Who doesn’t love a good fish finger butty, or fish and chips? It’s definitely a favourite in our house!
This recipe I’ve been using for years to make a healthier fish and chips tea, using slimming world style chips, and changing this into fish fingers makes it great for baby led weaning.
These fish fingers are really easy to make and if you have toddlers or older children you can even get them to help you! As a teacher, I’ve made these with a year 1 class before and they loved it!
1 large piece of skinned, boneless fish (any fish is fine, we use haddock or cod)
2 slices of bread
A handful of fresh chopped parsley
Ensure the fish is free of any bones and place it into a dish with the juice from a lemon, parsley and the rest of the lemon sliced on top. Put this into the fridge for half an hour.
Pre-heat the over to 200 degrees C and lightly toast the bread and allow to cool.
Whisk the egg in a bowl, and break up the toast into another bowl. Use a food processor to finely chop the toast into breadcrumbs.
Add chopped parsley to the breadcrumbs.
Cut the fish into ‘fingers’ and spray fry light onto a baking tray.
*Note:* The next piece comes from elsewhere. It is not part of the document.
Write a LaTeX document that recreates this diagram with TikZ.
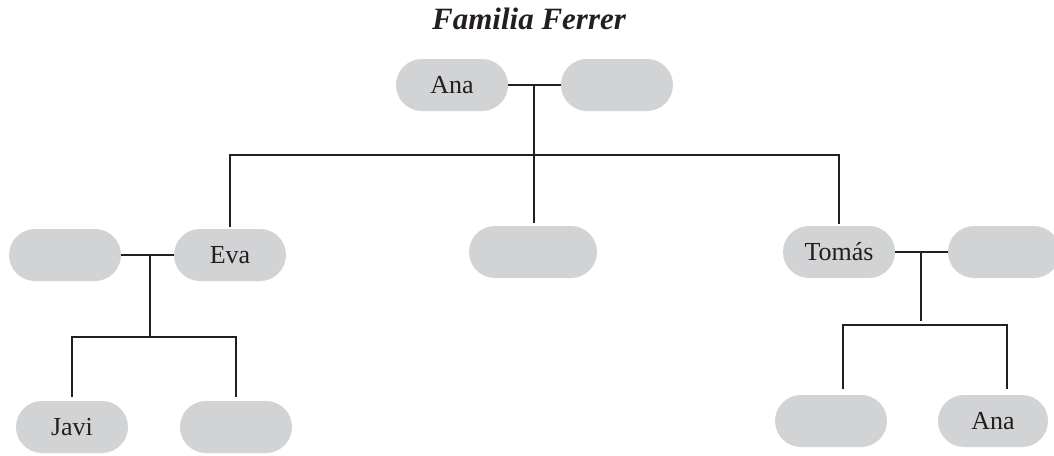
\documentclass[tikz,border=0pt]{standalone}
\usepackage{fontspec}
\setmainfont{Liberation Serif}
\usetikzlibrary{calc}
\definecolor{ink}{RGB}{35,31,32}
\definecolor{boxgray}{RGB}{209,211,212}
\begin{document}
\begin{tikzpicture}[x=1pt,y=-1pt,
  person/.style={fill=boxgray, rounded corners=26pt, minimum width=112pt, minimum height=52pt, inner sep=0pt, font=\fontsize{26}{30}\selectfont, text=ink},
  link/.style={draw=ink, line width=2.4pt},
  title/.style={font=\fontsize{31}{36}\selectfont\bfseries\itshape, text=ink}]
\useasboundingbox (0,0) rectangle (1054,455);
\node[title, anchor=base] (title) at (529,29) {Familia Ferrer};
% generation 1
\node[person] (ana1) at (452,85) {Ana};
\node[person] (sp1) at (617,85) {};
% generation 2
\node[person] (sp2) at (65,255) {};
\node[person] (eva) at (230,255) {Eva};
\node[person, minimum width=128pt] (mid) at (533,252) {};
\node[person] (tomas) at (839,252) {Tomás};
\node[person] (sp3) at (1004,252) {};
% generation 3
\node[person] (javi) at (72,427) {Javi};
\node[person] (c2) at (236,427) {};
\node[person] (c3) at (831,421) {};
\node[person, minimum width=110pt] (ana2) at (993,421) {Ana};
% connectors, first family
\draw[link] (ana1.east) -- (sp1.west);
\coordinate (m1) at (534,85);
\coordinate (b1) at (534,155);
\draw[link, shorten >=3pt] (m1) -- (m1 |- mid.north);
\draw[link, shorten <=2pt, shorten >=2pt] (eva.north) |- (b1) -| (tomas.north);
% Eva's family
\draw[link] (sp2.east) -- (eva.west);
\coordinate (m2) at (150,255);
\coordinate (b2) at (150,337);
\draw[link] (m2) -- (b2);
\draw[link, shorten <=4pt, shorten >=4pt] (javi.north) |- (b2) -| (c2.north);
% Tomás's family
\draw[link] (tomas.east) -- (sp3.west);
\coordinate (m3) at (921,252);
\coordinate (b3) at (921,325);
\draw[link, shorten >=4pt] (m3) -- (b3);
\coordinate (t3) at ($(c3.north)+(12,0)$);
\coordinate (t4) at ($(ana2.north)+(14,0)$);
\draw[link, shorten <=6pt, shorten >=6pt] (t3) |- (b3) -| (t4);
\end{tikzpicture}
\end{document}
Take one of the fingers, dip into the egg until fully coated, then into the bread crumbs, again ensuring it is fully coated. Place on the tray, and repeat with the rest of the fish fingers.
Bake in the oven for 15-20 mins, until the breadcrumbs are golden brown.
We serve to Amber with some roasted sweet potato and peas for tea, but this could be served as a snack also.